- Court: United States Court of Appeals for the Second Circuit
- Full case name: NUTT v. NATIONAL INSTITUTE INCORPORATED FOR THE IMPROVEMENT OF MEMORY
- Decided: 11 March 1929
- Citation: 31 F.2d 236

Court membership
- Judges sitting: MANTON, SWAN, and CHASE

Case opinions
- It is not the subject that is protected by copyright. It is the treatment of a subject that is protected.

Keywords
- copyright infringement

= Nutt v. National Institute Inc. =

American legal case

Nutt v. National Institute Inc. (2d Cir. 1929) was an early case in which it was found that copyright extended beyond the words of a work. The court found that "The infringement need not be a complete or exact copy. Paraphrasing or copying with evasion is an infringement, even though there may be little or no conceivable identity between the two."

==Background==

Nutt had been a partner of the author of a series of lectures on "How to Improve Memory" until October 1922, when he branched out on his own.
In October 1925 the author of the lectures was granted copyright for them.
His filing said they had been developed and refined over the three-year period.
He formed a company called the National Institute Incorporated for the Improvement of Memory, becoming president of the company and assigning his copyright in the lectures to the company in December 1927.
In December 1927 Nutt delivered his version of the lectures.
The National Institute filed a claim of copyright violation.

==Court findings==

The district court found that copyright in the lectures had been infringed, and the United States Court of Appeals for the Second Circuit affirmed this finding.
The appeal court quoted the finding in West Publishing Co. v. Edward Thompson Co that "the test is whether the one charged with the infringement has made an independent production, or made a substantial and unfair use of the complainant's work." It noted that an old plot can be copied with a new treatment, but if there were sufficient similarities between the prior work and the copy that would indicate piracy. In this case, the court found,

The appellant here, not only uses the underlying theme of the lectures, but treats the ideas and topics in the same way. He used identical associations and key words, and makes it inconceivable that he does so without copying appellee's copyrighted work. The works of both parties ... take about the same length of time for delivery, appeal to the same kind of audience, involve oral co-operation by members of the audience with the lecturer, and involve colloquies between them

The court dismissed a claim that the work had been placed in the public domain since the lectures had been delivered before the application was made for copyright,
and pointed out that even if the audience had been allowed to make notes, they could still not publish or sell these notes without the author's permission.
The court also dismissed a claim that the copyright in the lectures was invalid since they incorporated concepts from another set of lectures,
finding that although some of the thoughts and ideas in the earlier set of lectures were present in the National Institute lectures,
the expression was quite different, and it is the expression rather than the ideas that is subject to copyright.
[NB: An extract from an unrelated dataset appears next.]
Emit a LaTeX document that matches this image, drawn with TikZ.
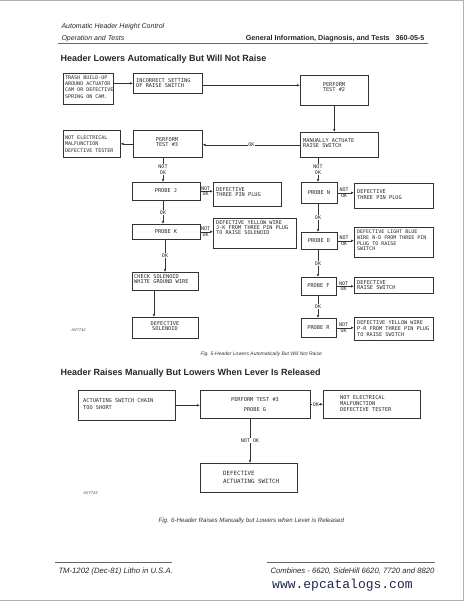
\documentclass[tikz,border=0pt]{standalone}
\usepackage{fontspec}
\setmainfont{Liberation Sans}
\newfontfamily\boxfont{DejaVu Sans Mono}
\newfontfamily\urlfont{Liberation Mono}
\usetikzlibrary{arrows.meta}
\definecolor{urlblue}{RGB}{30,40,80}
\newcommand\flbox[5]{%
  \pgfmathsetmacro\bxw{#4-#2}\pgfmathsetmacro\bxh{#5-#3}%
  \node[box, minimum width=\bxw pt, minimum height=\bxh pt] (#1) at (#2,#3) {};}
\begin{document}
\begin{tikzpicture}[x=1pt,y=-1pt,
  box/.style={draw=black!80, line width=0.6pt, anchor=north west, inner sep=0pt},
  bt/.style={font=\boxfont\fontsize{5.3}{5.8}\selectfont, text=black!85, inner sep=0pt, align=left, anchor=west},
  bc/.style={bt, align=center, anchor=center},
  arr/.style={draw=black!80, line width=0.6pt, -{Latex[length=3pt,width=2.6pt]}},
  lab/.style={font=\boxfont\fontsize{5}{5.8}\selectfont, text=black!85, fill=white, inner sep=0.6pt, align=center},
  sm/.style={font=\boxfont\fontsize{5}{5.8}\selectfont, text=black!85, inner sep=0.5pt},
  hd/.style={anchor=base west, text=black!85},
  figcap/.style={anchor=base west, text=black!80, font=\itshape\fontsize{5}{6}\selectfont},
  rule/.style={draw=black!60, line width=0.5pt}
]
\useasboundingbox (0,0) rectangle (466,602);
\draw[black!30, line width=1pt] (0,0.5) -- (463,0.5) -- (463,600.5) -- (0,600.5);

% header
\node[hd, font=\itshape\fontsize{7}{8}\selectfont] (h1) at (58,29) {Automatic Header Height Control};
\node[hd, font=\itshape\fontsize{7}{8}\selectfont] (h2) at (58,40.5) {Operation and Tests};
\node[anchor=base east, text=black!85, font=\bfseries\fontsize{7.2}{8}\selectfont] (h3) at (428,40.5) {General Information, Diagnosis, and Tests\hspace{6pt}360-05-5};
\draw[rule] (58,43) -- (428,43);
\node[hd, font=\bfseries\fontsize{9}{10}\selectfont] (t1) at (57,61.5) {Header Lowers Automatically But Will Not Raise};

% ---- figure 5 boxes
\flbox{A}{63}{73}{113}{104}
\node[bt, font=\boxfont\fontsize{5}{6.3}\selectfont] (tA) at (65,87) {TRASH BUILD-UP\\AROUND ACTUATOR\\CAM OR DEFECTIVE\\SPRING ON CAM.};
\flbox{B}{133}{73}{202}{93}
\node[bt] (tB) at (136,83) {INCORRECT SETTING\\OF RAISE SWITCH};
\flbox{C}{300}{75}{368}{105}
\node[bc] (tC) at (334,87) {PERFORM\\TEST \#2};
\flbox{D}{300}{132}{378}{157}
\node[bt] (tD) at (303,143) {MANUALLY ACTUATE\\RAISE SWITCH};
\flbox{E}{133}{130}{202}{157}
\node[bc] (tE) at (167,142) {PERFORM\\TEST \#3};
\flbox{F}{63}{130}{120}{157}
\node[bt, font=\boxfont\fontsize{5}{6.3}\selectfont] (tF) at (65,144) {NOT ELECTRICAL\\MALFUNCTION\\DEFECTIVE TESTER};
\flbox{J}{132}{182}{200}{200}
\node[bc] (tJ) at (166,191) {PROBE J};
\flbox{G}{213}{182}{281}{206}
\node[bt] (tG) at (216,192) {DEFECTIVE\\THREE PIN PLUG};
\flbox{K}{132}{224}{200}{239}
\node[bc] (tK) at (166,231.5) {PROBE K};
\flbox{H}{213}{218}{296}{248}
\node[bt, font=\boxfont\fontsize{5.2}{5}\selectfont] (tH) at (216,228) {DEFECTIVE YELLOW WIRE\\J-K FROM THREE PIN PLUG\\TO RAISE SOLENOID};
\flbox{CS}{132}{272}{198}{290}
\node[bt, font=\boxfont\fontsize{5.3}{5.2}\selectfont] (tCS) at (134,279) {CHECK SOLENOID\\WHITE GROUND WIRE};
\flbox{DS}{132}{317}{198}{338}
\node[bc] (tDS) at (165,326) {DEFECTIVE\\SOLENOID};

\flbox{N}{301}{182}{337}{203}
\node[bc] (tN) at (319,192.5) {PROBE N};
\flbox{I}{354}{183}{433}{208}
\node[bt] (tI) at (357,194.5) {DEFECTIVE\\THREE PIN PLUG};
\flbox{D2}{301}{232}{337}{249}
\node[bc] (tD2) at (319,240.5) {PROBE D};
\flbox{J2}{354}{227}{433}{257}
\node[bt, font=\boxfont\fontsize{5}{5.6}\selectfont] (tJ2) at (357,240.5) {DEFECTIVE LIGHT BLUE\\WIRE N-D FROM THREE PIN\\PLUG TO RAISE\\SWITCH};
\flbox{F2}{301}{277}{336}{295}
\node[bc] (tF2) at (318.5,286) {PROBE F};
\flbox{K2}{354}{277}{433}{293}
\node[bt] (tK2) at (357,285) {DEFECTIVE\\RAISE SWITCH};
\flbox{R}{301}{318}{336}{337}
\node[bc] (tR) at (318.5,327.5) {PROBE R};
\flbox{L2}{354}{317}{433}{340}
\node[bt, font=\boxfont\fontsize{5.2}{6}\selectfont] (tL2) at (357,329) {DEFECTIVE YELLOW WIRE\\P-R FROM THREE PIN PLUG\\TO RAISE SWITCH};

% column coordinates
\coordinate (xe) at (163,0);
\coordinate (xk) at (165,0);
\coordinate (xs) at (154,0);
\coordinate (xd) at (318,0);
\coordinate (xn) at (250,0);

% ---- figure 5 connectors
\draw[arr] (A.east |- B.west) -- (B.west);
\draw[arr] ([yshift=-2pt]B.east) -- ([yshift=-2pt]B.east -| C.west);
\draw[arr] (C.south) -- (C.south |- D.north);
\draw[arr] (D.west) -- node[lab]{OK} (D.west -| E.east);
\draw[arr] (E.west) -- (E.west -| F.east);
\draw[arr] (E.south -| xe) -- node[lab]{NOT\\OK} (J.north -| xe);
\draw[arr] (J.east) -- node[sm, above, pos=0.4]{NOT} node[sm, below, pos=0.4]{OK} (J.east -| G.west);
\draw[arr] (J.south -| xe) -- node[lab]{OK} (K.north -| xe);
\draw[arr] (K.east) -- node[sm, above, pos=0.4]{NOT} node[sm, below, pos=0.4]{OK} (K.east -| H.west);
\draw[arr] (K.south -| xk) -- node[lab]{OK} (CS.north -| xk);
\draw[arr] (CS.south -| xs) -- (DS.north -| xs);

\draw[arr] (D.south -| xd) -- node[lab]{NOT\\OK} (N.north -| xd);
\draw[arr] (N.east) -- node[sm, above, pos=0.4]{NOT} node[sm, below, pos=0.4]{OK} (N.east -| I.west);
\draw[arr] (N.south -| xd) -- node[lab]{OK} (D2.north -| xd);
\draw[arr] (D2.east) -- node[sm, above, pos=0.4]{NOT} node[sm, below, pos=0.4]{OK} (D2.east -| J2.west);
\draw[arr] (D2.south -| xd) -- node[lab]{OK} (F2.north -| xd);
\draw[arr] (F2.east) -- node[sm, above, pos=0.4]{NOT} node[sm, below, pos=0.4]{OK} (F2.east -| K2.west);
\draw[arr] (F2.south -| xd) -- node[lab]{OK} (R.north -| xd);
\draw[arr] (R.east) -- node[sm, above, pos=0.4]{NOT} node[sm, below, pos=0.4]{OK} (R.east -| L2.west);

\node[anchor=west, text=black!70, font=\itshape\fontsize{4}{5}\selectfont] (lb1) at (68,330) {H27742};
\node[figcap] (c1) at (197,355) {Fig. 5-Header Lowers Automatically But Will Not Raise};

% ---- figure 6
\node[hd, font=\bfseries\fontsize{9}{10}\selectfont] (t2) at (57,375.5) {Header Raises Manually But Lowers When Lever Is Released};
\flbox{M}{78}{390}{175}{420}
\node[bt, font=\boxfont\fontsize{5.3}{7}\selectfont] (tM) at (83,404.5) {ACTUATING SWITCH CHAIN\\TOO SHORT};
\flbox{N3}{200}{390}{310}{418}
\node[bc, font=\boxfont\fontsize{5.3}{10}\selectfont] (tN3) at (255,405) {PERFORM TEST \#3\\PROBE G};
\flbox{O}{323}{390}{420}{418}
\node[bt, font=\boxfont\fontsize{5.3}{6}\selectfont] (tO) at (340,404) {NOT ELECTRICAL\\MALFUNCTION\\DEFECTIVE TESTER};
\flbox{P}{200}{463}{297}{492}
\node[bt, font=\boxfont\fontsize{5.8}{8}\selectfont] (tP) at (223,477) {DEFECTIVE\\ACTUATING SWITCH};

\draw[arr] (M.east) -- (M.east -| N3.west);
\draw[arr] (N3.east) -- node[lab, pos=0.42]{OK} (N3.east -| O.west);
\draw[arr] (N3.south -| xn) -- node[lab]{NOT OK} (P.north -| xn);

\node[anchor=west, text=black!70, font=\itshape\fontsize{4}{5}\selectfont] (lb2) at (80,493) {H27743};
\node[figcap, font=\itshape\fontsize{6.2}{7}\selectfont] (c2) at (155,522) {Fig. 6-Header Raises Manually but Lowers when Lever is Released};

% footer
\draw[rule] (55,562) -- (172,562);
\draw[rule] (267,562) -- (435,562);
\node[hd, font=\itshape\fontsize{7.7}{8}\selectfont] (f1) at (55,573) {TM-1202 (Dec-81) Litho in U.S.A.};
\node[hd, font=\itshape\fontsize{7.7}{8}\selectfont] (f2) at (267,573) {Combines - 6620, SideHill 6620, 7720 and 8820};
\node[anchor=west, inner sep=0pt, text=urlblue, font=\urlfont\fontsize{13}{14}\selectfont] (url) at (272,585) {www.epcatalogs.com};
\end{tikzpicture}
\end{document}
The court found that "A comparison of the appellant's lectures with the copyrighted lectures shows similarity and copying of the association, presentation, and combination of the ideas and thought which go to make up the appellee's literary composition. Such appropriation and use of them is an unlawful infringement."

==Results==

The finding has been cited in a number of later cases.
Thus in Comptone Company v. Rayex Corporation (1957) and in Life Music, Inc. v. Broadcast Music, Inc. (1965) the courts quoted the Nutt opinion that the test for copyright infringement is "whether the one charged with the infringement has made an independent production, or made a substantial and unfair use of the complainant's work."
The court quoted the finding in Salinger v. Random House when denying a petition for rehearing.